Neural Food Search

Production-Grade GenAI Search Pipeline

Open SourceGenAIMLOpsSearch & IR

Search 13,591 restaurants across 4 US cities with natural language

About

Neural Food Search is an end-to-end GenAI search pipeline that transforms natural language queries like “cozy ramen locals love, not too loud” into ranked restaurant results. It demonstrates how to build, evaluate, and operate a production ML system using modern retrieval and ranking techniques.

The pipeline combines BM25 keyword search, dense vector retrieval (BGE-M3), sparse retrieval, Reciprocal Rank Fusion, cross-encoder reranking, and LLM listwise reranking into a 4-stage architecture deployed on Google Cloud Run.

Beyond the search pipeline itself, the project showcases a complete MLOps lifecycle: rigorous offline evaluation with ablation studies, custom model training experiments (LambdaMART reranker, DistilBERT/T5 analyzer distillation), and production monitoring with drift detection frameworks.

Key Numbers

13,591

restaurants indexed

53,125

dishes indexed

+80%

NDCG improvement

$0.005

per query cost

Pipeline Architecture

Query Analyzer Claude Haiku

Parses natural language into structured intent, HyDE document, filters, and negative constraints.

Hybrid Retrieval BGE-M3 + Elastic

Three parallel paths (BM25 + dense + sparse) fused with Reciprocal Rank Fusion (k=60).

Cross-Encoder Reranking bge-reranker-v2-m3

Pairwise relevance scoring on top-50 candidates using cross-attention transformer.

LLM Listwise Reranking Claude Haiku

Holistic reordering with comparative reasoning and natural-language match explanations.

What We Found

RRF fusion is the single biggest quality lever (+80% NDCG)

Combining BM25, dense, and sparse retrieval with a zero-parameter rank fusion formula outperformed every learned model we trained. With only 30 eval queries, simplicity beats complexity.

Small models can replace LLM APIs — if you pick the right output format

Our first T5 training run produced 0% valid JSON. Switching to pipe-delimited output gave 100% parse rate with the same model and data.

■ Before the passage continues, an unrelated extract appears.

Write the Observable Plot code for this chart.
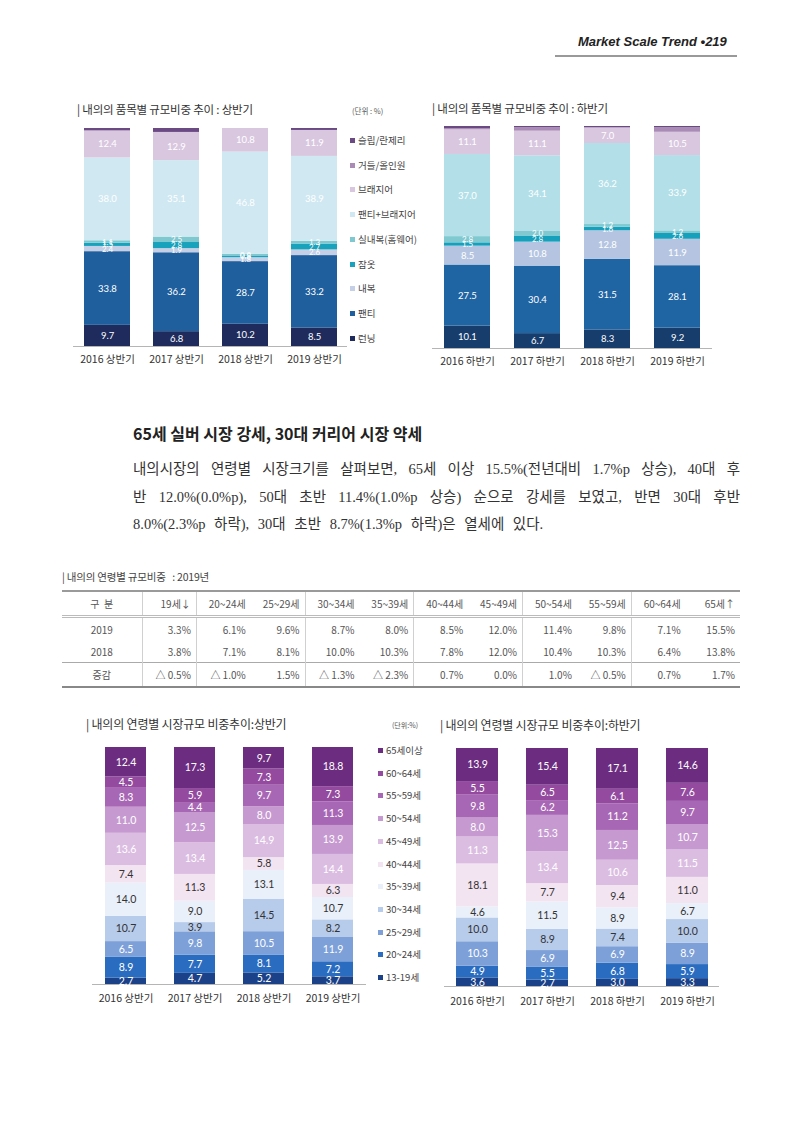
<!DOCTYPE html>
<html>
<head>
<meta charset="utf-8">
<script src="https://cdn.jsdelivr.net/npm/d3@7"></script>
<script src="https://cdn.jsdelivr.net/npm/@observablehq/plot@0.6"></script>
<style>
  html, body { margin:0; padding:0; background:#fff; }
  body { font-family:"Noto Sans CJK KR","Noto Sans",sans-serif; color:#333; }
  #page { position:relative; width:800px; height:1131px; overflow:hidden; background:#fff; }
  .abs { position:absolute; white-space:nowrap; }
  .ctitle { font-size:11.5px; color:#333; letter-spacing:-0.2px; }
  .unit { font-size:7.5px; color:#555; }
  .leg { position:absolute; font-size:9.5px; color:#444; white-space:nowrap; line-height:12px; }
  .leg i { display:inline-block; width:5px; height:5px; margin-right:3px; vertical-align:1px; }
  #body div { position:absolute; left:133px; width:607px; font-family:"Liberation Serif","Noto Sans CJK KR",serif; font-size:14.5px; color:#333; white-space:nowrap; }
  #tbl { position:absolute; left:62px; top:590px; width:678px; border-collapse:collapse; table-layout:fixed;
         font-family:"Liberation Sans Narrow","Noto Sans CJK KR",sans-serif; font-size:10px; color:#555; }
  #tbl td { padding:0 5px 0 0; text-align:right; height:22px; }
  #tbl td:first-child { text-align:center; padding:0; }
  #tbl tr.hd td { height:23px; border-top:2px solid #9a9a9a; border-bottom:3px double #bbb; }
  #tbl tr.last td { height:23px; border-top:1px solid #aaa; border-bottom:2px solid #888; }
  #tbl td.vl { border-left:1px solid #d0d0d0; }
</style>
</head>
<body>
<div id="page">
  <div class="abs" style="left:578px;top:34px;font-family:'Liberation Sans',sans-serif;font-weight:bold;font-style:italic;font-size:13px;color:#222;">Market Scale Trend •219</div>
  <div class="abs" style="left:555px;top:55px;width:182px;height:2px;background:#999;"></div>

  <div class="abs ctitle" style="left:77px;top:101px;">| 내의의 품목별 규모비중 추이 : 상반기</div>
  <div class="abs unit" style="left:352px;top:105px;">(단위 : %)</div>
  <div class="abs ctitle" style="left:432px;top:100px;">| 내의의 품목별 규모비중 추이 : 하반기</div>

  <div class="abs" style="left:133px;top:421px;font-size:16px;font-weight:bold;color:#222;">65세 실버 시장 강세, 30대 커리어 시장 약세</div>
  <div id="body"></div>

  <div class="abs ctitle" style="left:62px;top:569px;font-size:10.5px;color:#444;">| 내의의 연령별 규모비중 &nbsp;&nbsp;: 2019년</div>
  <table id="tbl"></table>

  <div class="abs ctitle" style="left:86px;top:715px;font-size:12px;">| 내의의 연령별 시장규모 비중추이:상반기</div>
  <div class="abs unit" style="left:392px;top:720px;font-size:7px;">(단위:%)</div>
  <div class="abs ctitle" style="left:440px;top:716px;font-size:12px;">| 내의의 연령별 시장규모 비중추이:하반기</div>
</div>
<script>
// ---------- data ----------
const itemCats = ["런닝","팬티","내복","잠옷","실내복(홈웨어)","팬티+브래지어","브래지어","거들/올인원","슬립/란제리"];
const itemColorsH1 = ["#1e2b5c","#1f5f9d","#c5cfe5","#18a2bc","#7fc8d0","#d0e8f2","#d9c7df","#a98bb5","#6b4a84"];
const itemColorsH2 = ["#173d6d","#1f64a3","#b5c5e1","#16a0bb","#80c9d1","#b3dfe8","#d9c7df","#a98bb5","#6b4a84"];
const yearsH1 = ["2016 상반기","2017 상반기","2018 상반기","2019 상반기"];
const yearsH2 = ["2016 하반기","2017 하반기","2018 하반기","2019 하반기"];
// rows = years, columns follow itemCats (bottom to top)
const itemShareH1 = [
  [9.7, 33.8, 2.4, 1.5, 1.1, 38.0, 12.4, 0.0, 1.1],
  [6.8, 36.2, 1.9, 2.8, 2.5, 35.1, 12.9, 0.0, 1.8],
  [10.2, 28.7, 1.8, 0.8, 0.8, 46.8, 10.8, 0.0, 0.0],
  [8.5, 33.2, 2.6, 2.7, 1.3, 38.9, 11.9, 0.0, 0.9]
];
const itemShareH2 = [
  [10.1, 27.5, 8.5, 1.5, 2.8, 37.0, 11.1, 0.6, 0.9],
  [6.7, 30.4, 10.8, 2.8, 2.0, 34.1, 11.1, 1.6, 0.5],
  [8.3, 31.5, 12.8, 1.6, 1.2, 36.2, 7.0, 0.0, 0.6],
  [9.2, 28.1, 11.9, 2.6, 1.2, 33.9, 10.5, 2.0, 0.6]
];
const itemUnlabeled = ["거들/올인원","슬립/란제리"];

const ageCats = ["13-19세","20~24세","25~29세","30~34세","35~39세","40~44세","45~49세","50~54세","55~59세","60~64세","65세이상"];
const ageColors = ["#1b4189","#2a6cc0","#7da0d8","#b7cbeb","#e9f0fa","#f3e4f2","#dcbde2","#c69ad0","#a867b4","#934a9f","#6c2c80"];
const ageDarkLabel = ["30~34세","35~39세","40~44세"];
const ageShareH1 = [
  [2.7, 8.9, 6.5, 10.7, 14.0, 7.4, 13.6, 11.0, 8.3, 4.5, 12.4],
  [4.7, 7.7, 9.8, 3.9, 9.0, 11.3, 13.4, 12.5, 4.4, 5.9, 17.3],
  [5.2, 8.1, 10.5, 14.5, 13.1, 5.8, 14.9, 8.0, 9.7, 7.3, 9.7],
  [3.7, 7.2, 11.9, 8.2, 10.7, 6.3, 14.4, 13.9, 11.3, 7.3, 18.8]
];
const ageShareH2 = [
  [3.6, 4.9, 10.3, 10.0, 4.6, 18.1, 11.3, 8.0, 9.8, 5.5, 13.9],
  [2.7, 5.5, 6.9, 8.9, 11.5, 7.7, 13.4, 15.3, 6.2, 6.5, 15.4],
  [3.0, 6.8, 6.9, 7.4, 8.9, 9.4, 10.6, 12.5, 11.2, 6.1, 17.1],
  [3.3, 5.9, 8.9, 10.0, 6.7, 11.0, 11.5, 10.7, 9.7, 7.6, 14.6]
];

// table
const tableHeaders = ["19세↓","20~24세","25~29세","30~34세","35~39세","40~44세","45~49세","50~54세","55~59세","60~64세","65세↑"];
const share2019 = [3.3, 6.1, 9.6, 8.7, 8.0, 8.5, 12.0, 11.4, 9.8, 7.1, 15.5];
const share2018 = [3.8, 7.1, 8.1, 10.0, 10.3, 7.8, 12.0, 10.4, 10.3, 6.4, 13.8];
const shareChange = [-0.5, -1.0, 1.5, -1.3, -2.3, 0.7, 0.0, 1.0, -0.5, 0.7, 1.7];

const bodyLines = [
  "내의시장의 연령별 시장크기를 살펴보면, 65세 이상 15.5%(전년대비 1.7%p 상승), 40대 후",
  "반 12.0%(0.0%p), 50대 초반 11.4%(1.0%p 상승) 순으로 강세를 보였고, 반면 30대 후반",
  "8.0%(2.3%p 하락), 30대 초반 8.7%(1.3%p 하락)은 열세에 있다."
];

// ---------- helpers ----------
const page = document.getElementById("page");
const numFont = "Lato, 'Noto Sans CJK KR', sans-serif";

function stackChart(o) {
  const data = [];
  o.years.forEach((yr, i) => o.cats.forEach((c, j) => {
    const v = o.matrix[i][j];
    data.push({year: yr, cat: c, value: v,
      label: (o.hide.includes(c) || v <= 0) ? "" : v.toFixed(1),
      dark: o.dark.includes(c)});
  }));
  const st = (extra) => Plot.stackY({x: "year", y: "value", z: "cat", order: o.cats, offset: "normalize", ...extra});
  const small = d => d.value < o.smallBelow;
  const chart = Plot.plot({
    width: o.width, height: o.height,
    marginTop: o.mt, marginBottom: o.mb, marginLeft: o.ml, marginRight: o.mr,
    x: {domain: o.years, paddingInner: o.pi, paddingOuter: o.po, tickSize: 0, tickPadding: o.tp, label: null},
    y: {axis: null, domain: [0, 1]},
    color: {domain: o.cats, range: o.colors},
    style: {fontFamily: "'Noto Sans CJK KR', sans-serif", fontSize: "10.5px", color: "#333", background: "transparent"},
    marks: [
      Plot.barY(data, Plot.stackY({x: "year", y: "value", fill: "cat", order: o.cats, offset: "normalize"})),
      Plot.ruleY([0], {stroke: "#b5b5b5", strokeWidth: 1}),
      Plot.text(data, st({text: d => (d.dark || small(d)) ? "" : d.label, fill: "white", fontSize: o.fs, fontFamily: numFont})),
      Plot.text(data, st({text: d => (!d.dark && small(d)) ? d.label : "", fill: "white", fontSize: o.fsSmall, fontFamily: numFont})),
      Plot.text(data, st({text: d => d.dark ? d.label : "", fill: "#333", fontSize: o.fs, fontFamily: numFont}))
    ]
  });
  chart.style.position = "absolute";
  chart.style.left = o.left + "px";
  chart.style.top = o.top + "px";
  page.appendChild(chart);
}

function legend(cats, colors, x, yTop, step) {
  const items = cats.map((c, i) => ({c, col: colors[i]})).reverse();
  items.forEach((it, k) => {
    const d = document.createElement("div");
    d.className = "leg";
    d.style.left = x + "px";
    d.style.top = (yTop + k * step - 6) + "px";
    d.innerHTML = `<i style="background:${it.col}"></i>${it.c}`;
    page.appendChild(d);
  });
}

// ---------- charts ----------
stackChart({years: yearsH1, cats: itemCats, matrix: itemShareH1, colors: itemColorsH1, hide: itemUnlabeled, dark: [],
  left: 60, top: 120, width: 300, height: 260, mt: 8, mb: 34, ml: 13, mr: 13, pi: 0.34, po: 0.14, tp: 9, fs: 9.5, fsSmall: 8, smallBelow: 3});
stackChart({years: yearsH2, cats: itemCats, matrix: itemShareH2, colors: itemColorsH2, hide: itemUnlabeled, dark: [],
  left: 420, top: 118, width: 300, height: 260, mt: 8, mb: 30, ml: 12, mr: 8, pi: 0.35, po: 0.15, tp: 9, fs: 9.5, fsSmall: 8, smallBelow: 3});
stackChart({years: yearsH1, cats: ageCats, matrix: ageShareH1, colors: ageColors, hide: [], dark: ageDarkLabel,
  left: 80, top: 740, width: 300, height: 280, mt: 7, mb: 36, ml: 12, mr: 14, pi: 0.41, po: 0.17, tp: 10, fs: 10.5, fsSmall: 10.5, smallBelow: 0});
stackChart({years: yearsH2, cats: ageCats, matrix: ageShareH2, colors: ageColors, hide: [], dark: ageDarkLabel,
  left: 430, top: 740, width: 300, height: 280, mt: 8, mb: 34, ml: 14, mr: 11, pi: 0.40, po: 0.16, tp: 11, fs: 10.5, fsSmall: 10.5, smallBelow: 0});

legend(itemCats, itemColorsH1, 350, 140, 24.7);
legend(ageCats, ageColors, 378, 750, 22.7);

// ---------- body text ----------
const body = document.getElementById("body");
bodyLines.forEach((t, i) => {
  const d = document.createElement("div");
  d.textContent = t;
  d.style.top = (457 + i * 27.5) + "px";
  if (i < bodyLines.length - 1) { d.style.textAlign = "justify"; d.style.textAlignLast = "justify"; d.style.whiteSpace = "normal"; }
  else { d.style.wordSpacing = "5px"; }
  body.appendChild(d);
});

// ---------- table ----------
const tbl = d3.select("#tbl");
const cg = tbl.append("colgroup");
cg.append("col").style("width", "80px");
tableHeaders.forEach(() => cg.append("col").style("width", "54.36px"));
const vlines = new Set([0, 1, 3, 5, 7, 9]);
const fmt = v => v.toFixed(1) + "%";
const fmtChg = v => v < 0 ? "△ " + (-v).toFixed(1) + "%" : v.toFixed(1) + "%";
const rows = [
  {cls: "hd", head: "구  분", cells: tableHeaders},
  {cls: "", head: "2019", cells: share2019.map(fmt)},
  {cls: "", head: "2018", cells: share2018.map(fmt)},
  {cls: "last", head: "증감", cells: shareChange.map(fmtChg)}
];
rows.forEach(r => {
  const tr = tbl.append("tr").attr("class", r.cls);
  tr.append("td").text(r.head).style("white-space", "pre");
  r.cells.forEach((c, i) => tr.append("td").attr("class", vlines.has(i) ? "vl" : null).text(c));
});
</script>
</body>
</html>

The bottleneck was representation, not model capacity.

Reranking stages look worse in metrics — but are actually better

Cross-encoder and LLM stages appear to decrease NDCG because they promote ungraded documents into the top-10. We documented this honestly rather than hiding it — the eval methodology matters as much as the numbers.

End-to-End Process

This project covers the full lifecycle of building, measuring, and operating a production ML system.

Build

Data pipeline (Yelp → spaCy NER → Claude Batch API → BGE-M3 embeddings → Elastic indexing) processing 13K restaurants and 7M reviews.

Deploy

3 Cloud Run services (models, API, UI) with service-to-service auth, secret management, and scale-to-zero infrastructure.

Evaluate

100 eval queries across 10 types, 7-stage ablation study, per-query-type breakdown, and honest failure analysis on the worst-performing queries.

Experiment

LambdaMART custom reranker (26 features, boost tradeoff analysis) and T5 analyzer distillation (2,768 training examples, V1 classifier → V2 generator).

Operate

Component contract monitoring for frozen-weight models, dual NDCG tracking, deployment decision frameworks, and concrete next-step actions.